_PROMPT_
Go through the entries below and copy each line containing the word "this".

_TASK INPUT_
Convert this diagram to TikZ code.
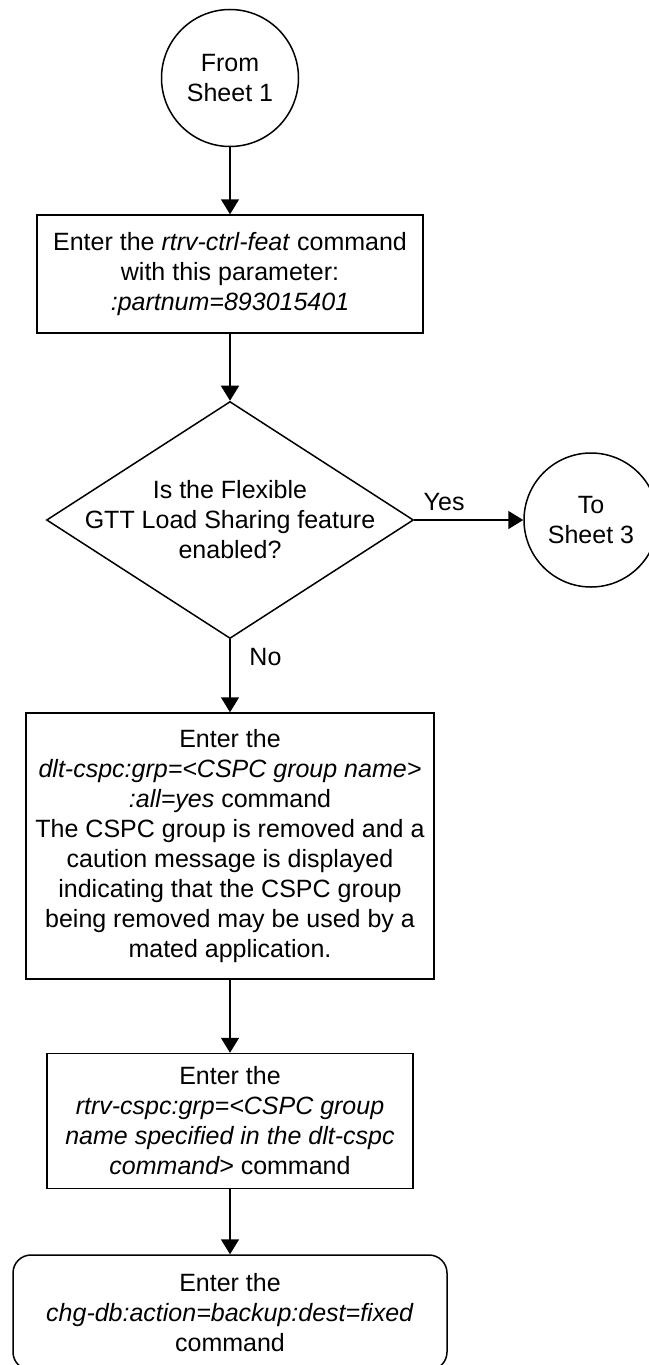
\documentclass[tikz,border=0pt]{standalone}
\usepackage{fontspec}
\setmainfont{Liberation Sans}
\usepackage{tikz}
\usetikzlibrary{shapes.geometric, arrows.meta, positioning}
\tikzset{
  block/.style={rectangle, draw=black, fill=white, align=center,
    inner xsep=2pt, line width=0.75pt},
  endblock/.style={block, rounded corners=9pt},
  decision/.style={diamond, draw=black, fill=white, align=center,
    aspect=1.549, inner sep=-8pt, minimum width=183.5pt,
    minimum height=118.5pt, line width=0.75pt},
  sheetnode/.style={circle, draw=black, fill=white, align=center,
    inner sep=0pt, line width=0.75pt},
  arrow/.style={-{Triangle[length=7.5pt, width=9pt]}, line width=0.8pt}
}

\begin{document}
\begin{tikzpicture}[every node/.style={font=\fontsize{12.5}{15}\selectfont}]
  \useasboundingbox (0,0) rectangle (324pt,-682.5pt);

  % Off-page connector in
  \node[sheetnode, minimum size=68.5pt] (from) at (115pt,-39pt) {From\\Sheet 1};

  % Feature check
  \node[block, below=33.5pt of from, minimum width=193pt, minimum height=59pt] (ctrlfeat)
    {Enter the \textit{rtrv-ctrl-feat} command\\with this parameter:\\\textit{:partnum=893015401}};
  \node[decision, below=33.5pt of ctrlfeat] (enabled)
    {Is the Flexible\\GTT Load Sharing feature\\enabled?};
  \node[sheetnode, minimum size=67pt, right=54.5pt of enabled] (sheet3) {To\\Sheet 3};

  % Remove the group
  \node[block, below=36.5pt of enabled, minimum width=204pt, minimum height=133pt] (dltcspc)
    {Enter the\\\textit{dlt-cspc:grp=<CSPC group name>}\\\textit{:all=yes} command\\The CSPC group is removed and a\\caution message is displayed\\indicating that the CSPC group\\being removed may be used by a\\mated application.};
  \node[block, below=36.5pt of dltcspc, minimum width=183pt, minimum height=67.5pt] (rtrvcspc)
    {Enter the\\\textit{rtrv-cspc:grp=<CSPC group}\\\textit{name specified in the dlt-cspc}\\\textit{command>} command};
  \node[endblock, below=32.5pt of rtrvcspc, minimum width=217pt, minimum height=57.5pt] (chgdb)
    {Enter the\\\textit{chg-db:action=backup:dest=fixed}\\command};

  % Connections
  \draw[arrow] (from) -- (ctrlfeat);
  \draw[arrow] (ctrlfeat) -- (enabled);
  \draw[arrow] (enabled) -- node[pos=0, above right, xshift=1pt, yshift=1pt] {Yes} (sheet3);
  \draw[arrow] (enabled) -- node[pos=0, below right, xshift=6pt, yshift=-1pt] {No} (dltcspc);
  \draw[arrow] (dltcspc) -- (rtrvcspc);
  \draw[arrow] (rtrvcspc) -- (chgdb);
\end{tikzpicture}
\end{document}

* * *

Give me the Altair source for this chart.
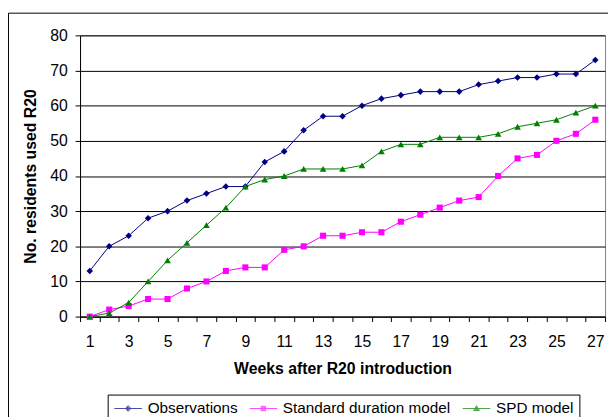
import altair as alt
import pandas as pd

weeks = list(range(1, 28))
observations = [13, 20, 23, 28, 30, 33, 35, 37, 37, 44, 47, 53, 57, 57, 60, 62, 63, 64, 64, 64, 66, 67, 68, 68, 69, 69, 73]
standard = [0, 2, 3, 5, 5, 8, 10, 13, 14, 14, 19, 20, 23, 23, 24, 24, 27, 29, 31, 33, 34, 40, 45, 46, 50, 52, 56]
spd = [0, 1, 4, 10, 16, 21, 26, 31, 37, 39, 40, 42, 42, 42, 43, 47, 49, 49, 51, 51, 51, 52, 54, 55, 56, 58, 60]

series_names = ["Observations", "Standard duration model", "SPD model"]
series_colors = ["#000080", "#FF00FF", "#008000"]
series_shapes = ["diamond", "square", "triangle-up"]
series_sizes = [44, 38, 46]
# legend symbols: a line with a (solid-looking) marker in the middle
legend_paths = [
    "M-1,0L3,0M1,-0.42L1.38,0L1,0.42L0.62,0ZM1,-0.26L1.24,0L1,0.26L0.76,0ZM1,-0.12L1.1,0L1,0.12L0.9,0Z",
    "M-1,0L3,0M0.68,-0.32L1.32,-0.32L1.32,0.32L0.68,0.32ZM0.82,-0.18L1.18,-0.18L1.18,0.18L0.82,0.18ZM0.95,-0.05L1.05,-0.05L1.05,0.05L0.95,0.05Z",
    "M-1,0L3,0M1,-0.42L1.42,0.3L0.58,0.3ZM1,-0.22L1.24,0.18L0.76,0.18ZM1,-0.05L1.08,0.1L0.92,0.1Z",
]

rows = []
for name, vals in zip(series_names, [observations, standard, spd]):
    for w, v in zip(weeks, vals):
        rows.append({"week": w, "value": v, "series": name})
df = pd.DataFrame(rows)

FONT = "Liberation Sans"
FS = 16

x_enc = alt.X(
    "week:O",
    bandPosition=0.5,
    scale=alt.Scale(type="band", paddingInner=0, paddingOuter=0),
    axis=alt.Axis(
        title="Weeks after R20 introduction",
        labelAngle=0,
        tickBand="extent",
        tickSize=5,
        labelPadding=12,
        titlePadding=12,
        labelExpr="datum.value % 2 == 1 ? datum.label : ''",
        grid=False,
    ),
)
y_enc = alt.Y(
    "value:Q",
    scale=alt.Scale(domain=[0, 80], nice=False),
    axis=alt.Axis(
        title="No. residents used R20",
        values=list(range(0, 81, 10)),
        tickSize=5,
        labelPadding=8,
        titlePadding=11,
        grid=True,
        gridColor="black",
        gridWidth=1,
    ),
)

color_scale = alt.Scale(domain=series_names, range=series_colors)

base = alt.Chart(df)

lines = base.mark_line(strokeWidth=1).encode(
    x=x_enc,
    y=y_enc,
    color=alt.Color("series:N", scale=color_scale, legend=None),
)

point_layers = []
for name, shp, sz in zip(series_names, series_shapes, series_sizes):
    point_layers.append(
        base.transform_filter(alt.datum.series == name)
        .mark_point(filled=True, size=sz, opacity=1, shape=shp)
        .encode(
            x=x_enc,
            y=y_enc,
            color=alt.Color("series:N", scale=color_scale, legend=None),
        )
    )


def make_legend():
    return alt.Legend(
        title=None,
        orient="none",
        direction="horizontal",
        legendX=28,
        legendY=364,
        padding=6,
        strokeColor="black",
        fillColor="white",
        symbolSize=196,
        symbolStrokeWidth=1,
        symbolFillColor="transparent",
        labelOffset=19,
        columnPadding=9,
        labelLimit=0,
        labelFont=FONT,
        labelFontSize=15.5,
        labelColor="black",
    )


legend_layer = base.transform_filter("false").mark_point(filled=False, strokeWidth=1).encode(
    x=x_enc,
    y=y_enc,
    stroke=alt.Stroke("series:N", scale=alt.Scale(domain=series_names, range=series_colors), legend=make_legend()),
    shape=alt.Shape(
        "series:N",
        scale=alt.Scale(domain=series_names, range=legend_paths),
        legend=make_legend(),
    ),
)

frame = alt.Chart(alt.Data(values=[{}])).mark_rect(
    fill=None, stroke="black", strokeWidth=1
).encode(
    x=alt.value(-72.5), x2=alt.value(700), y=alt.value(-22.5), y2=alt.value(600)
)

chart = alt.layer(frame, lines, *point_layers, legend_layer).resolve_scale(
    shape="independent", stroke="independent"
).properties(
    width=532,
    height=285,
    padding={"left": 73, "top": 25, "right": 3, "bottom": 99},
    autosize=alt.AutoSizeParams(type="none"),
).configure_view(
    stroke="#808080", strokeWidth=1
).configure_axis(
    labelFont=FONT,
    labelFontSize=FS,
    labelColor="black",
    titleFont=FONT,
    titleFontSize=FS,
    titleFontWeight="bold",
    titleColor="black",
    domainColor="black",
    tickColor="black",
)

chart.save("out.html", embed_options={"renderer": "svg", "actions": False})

_REPLY TO THE EXERCISE_
Convert this diagram to TikZ code.
    {Enter the \textit{rtrv-ctrl-feat} command\\with this parameter:\\\textit{:partnum=893015401}};
Give me the Altair source for this chart.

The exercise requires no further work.